# GOAL:
Images are not part of the copy; write out the rest of the data exactly as given.
*****
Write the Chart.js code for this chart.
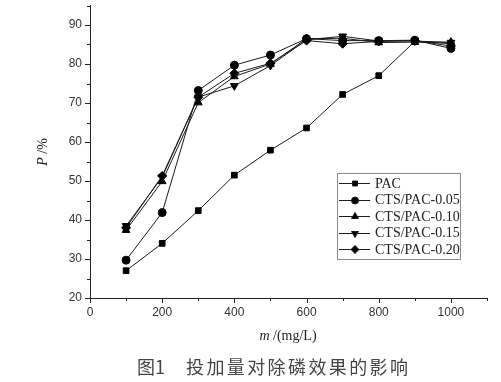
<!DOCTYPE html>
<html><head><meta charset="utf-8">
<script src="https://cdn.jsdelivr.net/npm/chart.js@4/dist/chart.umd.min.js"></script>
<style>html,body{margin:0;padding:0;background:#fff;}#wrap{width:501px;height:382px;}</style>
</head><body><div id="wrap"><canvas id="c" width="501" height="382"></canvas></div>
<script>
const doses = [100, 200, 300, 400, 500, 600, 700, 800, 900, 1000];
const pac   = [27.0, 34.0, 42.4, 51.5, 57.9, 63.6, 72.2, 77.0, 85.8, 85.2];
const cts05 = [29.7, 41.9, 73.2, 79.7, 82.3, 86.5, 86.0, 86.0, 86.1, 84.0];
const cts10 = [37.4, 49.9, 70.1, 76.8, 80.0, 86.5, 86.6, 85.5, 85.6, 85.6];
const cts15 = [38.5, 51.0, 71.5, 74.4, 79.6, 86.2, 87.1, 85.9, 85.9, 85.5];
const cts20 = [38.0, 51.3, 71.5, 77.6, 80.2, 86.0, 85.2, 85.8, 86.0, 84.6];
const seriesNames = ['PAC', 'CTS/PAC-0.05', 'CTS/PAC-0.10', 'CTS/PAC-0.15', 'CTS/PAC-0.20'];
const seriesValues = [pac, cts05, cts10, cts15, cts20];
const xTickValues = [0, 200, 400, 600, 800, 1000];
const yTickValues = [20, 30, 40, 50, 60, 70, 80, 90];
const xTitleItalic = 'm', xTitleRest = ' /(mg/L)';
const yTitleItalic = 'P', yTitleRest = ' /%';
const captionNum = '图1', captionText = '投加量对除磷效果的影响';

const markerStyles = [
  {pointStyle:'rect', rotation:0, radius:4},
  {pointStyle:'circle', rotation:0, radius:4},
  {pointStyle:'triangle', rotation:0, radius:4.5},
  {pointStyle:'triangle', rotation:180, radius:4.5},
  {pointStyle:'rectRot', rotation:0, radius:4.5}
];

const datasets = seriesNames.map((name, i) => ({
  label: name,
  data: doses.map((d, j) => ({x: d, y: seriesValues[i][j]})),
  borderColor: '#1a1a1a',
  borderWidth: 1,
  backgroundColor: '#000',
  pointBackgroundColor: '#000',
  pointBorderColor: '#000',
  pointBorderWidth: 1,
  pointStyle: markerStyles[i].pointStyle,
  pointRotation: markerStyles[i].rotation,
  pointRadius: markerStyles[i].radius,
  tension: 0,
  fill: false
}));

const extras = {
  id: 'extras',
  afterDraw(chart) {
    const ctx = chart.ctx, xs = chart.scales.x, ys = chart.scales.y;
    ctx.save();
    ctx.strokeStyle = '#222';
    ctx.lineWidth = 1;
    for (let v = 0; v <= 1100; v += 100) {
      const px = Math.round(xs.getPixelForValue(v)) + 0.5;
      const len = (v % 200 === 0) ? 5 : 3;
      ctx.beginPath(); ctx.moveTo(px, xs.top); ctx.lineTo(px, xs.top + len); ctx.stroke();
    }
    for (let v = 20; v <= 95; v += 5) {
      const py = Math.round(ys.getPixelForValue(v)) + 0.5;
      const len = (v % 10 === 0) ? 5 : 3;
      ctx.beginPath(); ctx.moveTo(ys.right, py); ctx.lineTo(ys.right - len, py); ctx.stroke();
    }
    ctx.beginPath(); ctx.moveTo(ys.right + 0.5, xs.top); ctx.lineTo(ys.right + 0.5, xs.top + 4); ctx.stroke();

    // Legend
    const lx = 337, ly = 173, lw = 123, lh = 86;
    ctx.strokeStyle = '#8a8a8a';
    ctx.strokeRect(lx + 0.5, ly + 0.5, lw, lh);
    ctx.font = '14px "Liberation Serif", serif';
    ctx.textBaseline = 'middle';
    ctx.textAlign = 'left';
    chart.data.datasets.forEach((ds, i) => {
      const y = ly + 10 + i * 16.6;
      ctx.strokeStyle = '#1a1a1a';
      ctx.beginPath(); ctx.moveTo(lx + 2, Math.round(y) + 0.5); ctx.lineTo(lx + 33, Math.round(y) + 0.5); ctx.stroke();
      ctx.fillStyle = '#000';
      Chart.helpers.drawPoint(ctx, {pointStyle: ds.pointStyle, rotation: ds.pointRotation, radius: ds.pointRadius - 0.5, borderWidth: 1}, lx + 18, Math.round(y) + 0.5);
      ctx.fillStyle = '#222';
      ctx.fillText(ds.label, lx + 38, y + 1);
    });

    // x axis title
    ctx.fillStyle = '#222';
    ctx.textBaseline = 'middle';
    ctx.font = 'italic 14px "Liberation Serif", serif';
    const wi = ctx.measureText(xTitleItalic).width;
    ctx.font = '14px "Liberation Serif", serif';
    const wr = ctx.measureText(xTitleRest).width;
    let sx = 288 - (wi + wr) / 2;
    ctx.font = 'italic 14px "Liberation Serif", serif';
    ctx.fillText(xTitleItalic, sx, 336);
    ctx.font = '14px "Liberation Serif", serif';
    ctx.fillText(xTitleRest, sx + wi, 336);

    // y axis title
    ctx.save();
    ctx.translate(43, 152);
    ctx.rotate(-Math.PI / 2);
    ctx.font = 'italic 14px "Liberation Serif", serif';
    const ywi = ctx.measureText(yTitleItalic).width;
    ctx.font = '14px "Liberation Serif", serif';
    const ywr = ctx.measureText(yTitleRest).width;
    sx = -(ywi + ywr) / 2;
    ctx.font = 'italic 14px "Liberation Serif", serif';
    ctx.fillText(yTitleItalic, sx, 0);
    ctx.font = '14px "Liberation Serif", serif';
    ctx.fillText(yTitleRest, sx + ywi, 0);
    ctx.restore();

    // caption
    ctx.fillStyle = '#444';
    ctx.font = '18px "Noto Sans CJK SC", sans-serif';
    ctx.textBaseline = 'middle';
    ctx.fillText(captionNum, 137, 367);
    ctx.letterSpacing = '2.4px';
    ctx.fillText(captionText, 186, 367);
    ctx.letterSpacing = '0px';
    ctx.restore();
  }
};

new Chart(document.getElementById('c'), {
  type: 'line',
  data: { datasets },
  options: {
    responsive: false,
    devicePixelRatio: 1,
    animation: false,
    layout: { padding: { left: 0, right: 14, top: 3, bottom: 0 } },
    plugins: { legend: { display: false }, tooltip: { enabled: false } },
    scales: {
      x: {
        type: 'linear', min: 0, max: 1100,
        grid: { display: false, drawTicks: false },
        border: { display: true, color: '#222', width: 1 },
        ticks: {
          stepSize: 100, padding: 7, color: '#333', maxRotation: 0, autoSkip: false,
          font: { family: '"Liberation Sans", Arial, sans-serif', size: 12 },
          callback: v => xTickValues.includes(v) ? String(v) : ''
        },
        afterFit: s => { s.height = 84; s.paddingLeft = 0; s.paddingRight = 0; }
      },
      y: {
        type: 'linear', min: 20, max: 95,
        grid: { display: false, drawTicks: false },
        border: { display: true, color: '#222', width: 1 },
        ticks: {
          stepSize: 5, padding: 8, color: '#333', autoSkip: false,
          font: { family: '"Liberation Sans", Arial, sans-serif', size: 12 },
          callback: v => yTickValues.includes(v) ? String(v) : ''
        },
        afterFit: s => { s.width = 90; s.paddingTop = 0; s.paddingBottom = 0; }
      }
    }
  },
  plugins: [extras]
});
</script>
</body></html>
*****
# OUTPUT OF THE EXERCISE:
Write the Chart.js code for this chart.
<!DOCTYPE html>
<html><head><meta charset="utf-8">
<script src="https://cdn.jsdelivr.net/npm/chart.js@4/dist/chart.umd.min.js"></script>
<style>html,body{margin:0;padding:0;background:#fff;}#wrap{width:501px;height:382px;}</style>
</head><body><div id="wrap"><canvas id="c" width="501" height="382"></canvas></div>
<script>
const doses = [100, 200, 300, 400, 500, 600, 700, 800, 900, 1000];
const pac   = [27.0, 34.0, 42.4, 51.5, 57.9, 63.6, 72.2, 77.0, 85.8, 85.2];
const cts05 = [29.7, 41.9, 73.2, 79.7, 82.3, 86.5, 86.0, 86.0, 86.1, 84.0];
const cts10 = [37.4, 49.9, 70.1, 76.8, 80.0, 86.5, 86.6, 85.5, 85.6, 85.6];
const cts15 = [38.5, 51.0, 71.5, 74.4, 79.6, 86.2, 87.1, 85.9, 85.9, 85.5];
const cts20 = [38.0, 51.3, 71.5, 77.6, 80.2, 86.0, 85.2, 85.8, 86.0, 84.6];
const seriesNames = ['PAC', 'CTS/PAC-0.05', 'CTS/PAC-0.10', 'CTS/PAC-0.15', 'CTS/PAC-0.20'];
const seriesValues = [pac, cts05, cts10, cts15, cts20];
const xTickValues = [0, 200, 400, 600, 800, 1000];
const yTickValues = [20, 30, 40, 50, 60, 70, 80, 90];
const xTitleItalic = 'm', xTitleRest = ' /(mg/L)';
const yTitleItalic = 'P', yTitleRest = ' /%';
const captionNum = '图1', captionText = '投加量对除磷效果的影响';

const markerStyles = [
  {pointStyle:'rect', rotation:0, radius:4},
  {pointStyle:'circle', rotation:0, radius:4},
  {pointStyle:'triangle', rotation:0, radius:4.5},
  {pointStyle:'triangle', rotation:180, radius:4.5},
  {pointStyle:'rectRot', rotation:0, radius:4.5}
];

const datasets = seriesNames.map((name, i) => ({
  label: name,
  data: doses.map((d, j) => ({x: d, y: seriesValues[i][j]})),
  borderColor: '#1a1a1a',
  borderWidth: 1,
  backgroundColor: '#000',
  pointBackgroundColor: '#000',
  pointBorderColor: '#000',
  pointBorderWidth: 1,
  pointStyle: markerStyles[i].pointStyle,
  pointRotation: markerStyles[i].rotation,
  pointRadius: markerStyles[i].radius,
  tension: 0,
  fill: false
}));

const extras = {
  id: 'extras',
  afterDraw(chart) {
    const ctx = chart.ctx, xs = chart.scales.x, ys = chart.scales.y;
    ctx.save();
    ctx.strokeStyle = '#222';
    ctx.lineWidth = 1;
    for (let v = 0; v <= 1100; v += 100) {
      const px = Math.round(xs.getPixelForValue(v)) + 0.5;
      const len = (v % 200 === 0) ? 5 : 3;
      ctx.beginPath(); ctx.moveTo(px, xs.top); ctx.lineTo(px, xs.top + len); ctx.stroke();
    }
    for (let v = 20; v <= 95; v += 5) {
      const py = Math.round(ys.getPixelForValue(v)) + 0.5;
      const len = (v % 10 === 0) ? 5 : 3;
      ctx.beginPath(); ctx.moveTo(ys.right, py); ctx.lineTo(ys.right - len, py); ctx.stroke();
    }
    ctx.beginPath(); ctx.moveTo(ys.right + 0.5, xs.top); ctx.lineTo(ys.right + 0.5, xs.top + 4); ctx.stroke();

    // Legend
    const lx = 337, ly = 173, lw = 123, lh = 86;
    ctx.strokeStyle = '#8a8a8a';
    ctx.strokeRect(lx + 0.5, ly + 0.5, lw, lh);
    ctx.font = '14px "Liberation Serif", serif';
    ctx.textBaseline = 'middle';
    ctx.textAlign = 'left';
    chart.data.datasets.forEach((ds, i) => {
      const y = ly + 10 + i * 16.6;
      ctx.strokeStyle = '#1a1a1a';
      ctx.beginPath(); ctx.moveTo(lx + 2, Math.round(y) + 0.5); ctx.lineTo(lx + 33, Math.round(y) + 0.5); ctx.stroke();
      ctx.fillStyle = '#000';
      Chart.helpers.drawPoint(ctx, {pointStyle: ds.pointStyle, rotation: ds.pointRotation, radius: ds.pointRadius - 0.5, borderWidth: 1}, lx + 18, Math.round(y) + 0.5);
      ctx.fillStyle = '#222';
      ctx.fillText(ds.label, lx + 38, y + 1);
    });

    // x axis title
    ctx.fillStyle = '#222';
    ctx.textBaseline = 'middle';
    ctx.font = 'italic 14px "Liberation Serif", serif';
    const wi = ctx.measureText(xTitleItalic).width;
    ctx.font = '14px "Liberation Serif", serif';
    const wr = ctx.measureText(xTitleRest).width;
    let sx = 288 - (wi + wr) / 2;
    ctx.font = 'italic 14px "Liberation Serif", serif';
    ctx.fillText(xTitleItalic, sx, 336);
    ctx.font = '14px "Liberation Serif", serif';
    ctx.fillText(xTitleRest, sx + wi, 336);

    // y axis title
    ctx.save();
    ctx.translate(43, 152);
    ctx.rotate(-Math.PI / 2);
    ctx.font = 'italic 14px "Liberation Serif", serif';
    const ywi = ctx.measureText(yTitleItalic).width;
    ctx.font = '14px "Liberation Serif", serif';
    const ywr = ctx.measureText(yTitleRest).width;
    sx = -(ywi + ywr) / 2;
    ctx.font = 'italic 14px "Liberation Serif", serif';
    ctx.fillText(yTitleItalic, sx, 0);
    ctx.font = '14px "Liberation Serif", serif';
    ctx.fillText(yTitleRest, sx + ywi, 0);
    ctx.restore();

    // caption
    ctx.fillStyle = '#444';
    ctx.font = '18px "Noto Sans CJK SC", sans-serif';
    ctx.textBaseline = 'middle';
    ctx.fillText(captionNum, 137, 367);
    ctx.letterSpacing = '2.4px';
    ctx.fillText(captionText, 186, 367);
    ctx.letterSpacing = '0px';
    ctx.restore();
  }
};

new Chart(document.getElementById('c'), {
  type: 'line',
  data: { datasets },
  options: {
    responsive: false,
    devicePixelRatio: 1,
    animation: false,
    layout: { padding: { left: 0, right: 14, top: 3, bottom: 0 } },
    plugins: { legend: { display: false }, tooltip: { enabled: false } },
    scales: {
      x: {
        type: 'linear', min: 0, max: 1100,
        grid: { display: false, drawTicks: false },
        border: { display: true, color: '#222', width: 1 },
        ticks: {
          stepSize: 100, padding: 7, color: '#333', maxRotation: 0, autoSkip: false,
          font: { family: '"Liberation Sans", Arial, sans-serif', size: 12 },
          callback: v => xTickValues.includes(v) ? String(v) : ''
        },
        afterFit: s => { s.height = 84; s.paddingLeft = 0; s.paddingRight = 0; }
      },
      y: {
        type: 'linear', min: 20, max: 95,
        grid: { display: false, drawTicks: false },
        border: { display: true, color: '#222', width: 1 },
        ticks: {
          stepSize: 5, padding: 8, color: '#333', autoSkip: false,
          font: { family: '"Liberation Sans", Arial, sans-serif', size: 12 },
          callback: v => yTickValues.includes(v) ? String(v) : ''
        },
        afterFit: s => { s.width = 90; s.paddingTop = 0; s.paddingBottom = 0; }
      }
    }
  },
  plugins: [extras]
});
</script>
</body></html>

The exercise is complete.